While reading E.A. Robinson's "Miniver Cheevy", I couldn't help but feel a connection to Cheevy. There have been countless times where I've watched Sixteen Candles, or The Breakfast Club, and I wished I could travel back in time to live in the quirky and laid-back 1980's. What girl wouldn't want to be Molly Ringwald in a high-school dramatic film with a cheesy romantic ending?

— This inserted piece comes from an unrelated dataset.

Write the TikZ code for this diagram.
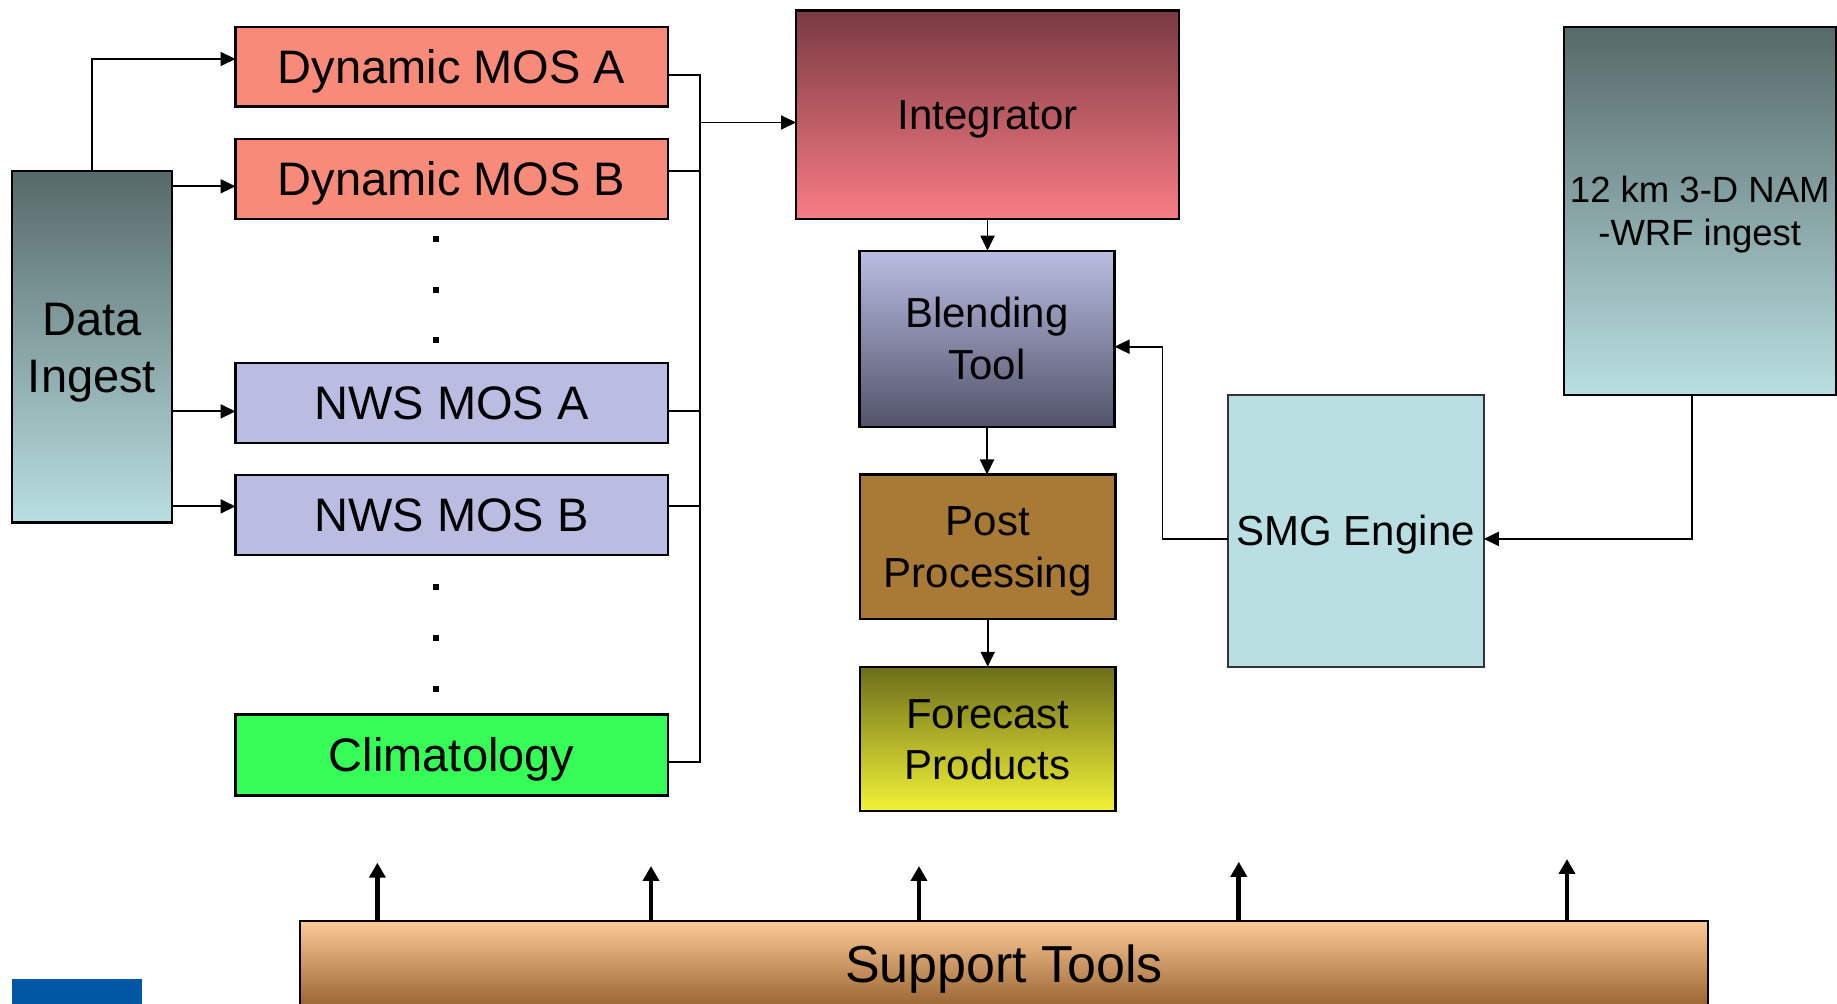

And then there's Miniver Cheevy, who "sighed for what was not, And dreamed of Thebes and Camelot," (Robinson). He wanted to escape the "commonplace" , or the straight-and-narrow life plan set for him. E.A. Robinson makes it clear that Miniver Cheevy used his longing for the past as an excuse to escape his dreary present, "Miniver cursed the commonplace and eyed a khaki suit with loathing; He missed the medieval grace of iron clothing," (Robinson). How could he miss something that he had never even experienced? Miniver could have watched movies set in the medieval era, or read many books on the time period, but that isn't the same as living in the medieval times. Therefore he wouldn't be able to miss it. It's like me, sixteen years old, claiming that I miss the good old 1960's. I would just sound ridiculous.
Robinson presents a character that is dwelling on the fact that current times are terrible, instead of facing the obstacles in his life. It's almost as if Miniver uses the medieval facade as a shield to block him from admitting the truth: that he's looking upon the past with longing and complaining about the present instead of improving his situation.
Although, at the end of the poem Miniver Cheevy contradicts himself, "Miniver scored the gold he sought, but sore annoyed was he without it...Miniver Cheevy, born too late, scratched his head and kept on thinking; Miniver coughed, and called it fate, and kept on drinking," (Robinson). He complains about his straight-and-narrow life, but without it Cheevy would not have the "gold", or money, that he receives. In the end, he would not actually trade his dull life for a medieval, heroic one. Miniver Cheevy just likes to dream of it.